Ismail Haniyeh re-elected as Hamas leader without opposition

The head of the group since 2017, Haniyeh has ruled largely from Turkey and Qatar

Ismail Haniyeh has been re-elected as the leader of the Palestinian Islamist group Hamas, officials said on Sunday.

The win will cement his control of the organisation, which rules the Gaza Strip and has fought several violent conflicts with Israel.

No known opponent of Haniyeh had stood against him.

Hamas chief since 2017, he has controlled the group’s political activities in Gaza, the Israeli-occupied West Bank and the diaspora largely from a distance, dividing his time between Turkey and Qatar for the past two years.

In May, he directed Hamas in the 11-day conflict with Israel that killed more than 250 in Gaza and 13 in Israel. An Egypt-mediated ceasefire has mostly held since.

He was recently involved in talks aimed at bolstering the Cairo-brokered ceasefire that ended the latest deadly violence.

“Brother Ismail Haniyeh was re-elected as the head of the movement’s political office for a second time,” one Palestinian official told Reuters after an internal election by party members. His term will last four years.

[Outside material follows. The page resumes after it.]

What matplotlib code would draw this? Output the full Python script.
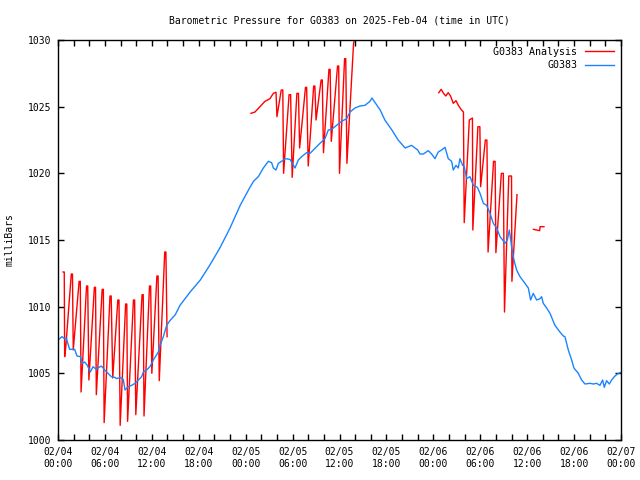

Aged 58, Haniyeh is considered a pragmatist. He was the right-hand man to Hamas founder Ahmed Yassin in Gaza, before the cleric was assassinated in 2004.

Haniyeh led Hamas’ entry into politics in January 2006. They were the surprise victors in the Palestinian parliamentary elections, defeating Fatah, the divided party led by President Mahmoud Abbas.

Haniyeh became prime minister shortly afterwards, but Hamas – which is deemed a terrorist organisation by the US, Israel and the EU – was shunned by the international community.

After a brief civil war, the group seized Gaza from the Fatah-dominated Palestinian Authority, which has limited self-rule in the Israeli-occupied West Bank, in 2007. Israel has led a blockade of Gaza since then, citing threats from Hamas.

Haniyeh’s victory caps internal elections in which the group’s Gaza chief, Yahya Sinwar, won a second term in March.

Further votes were delayed by the surge in violence in May.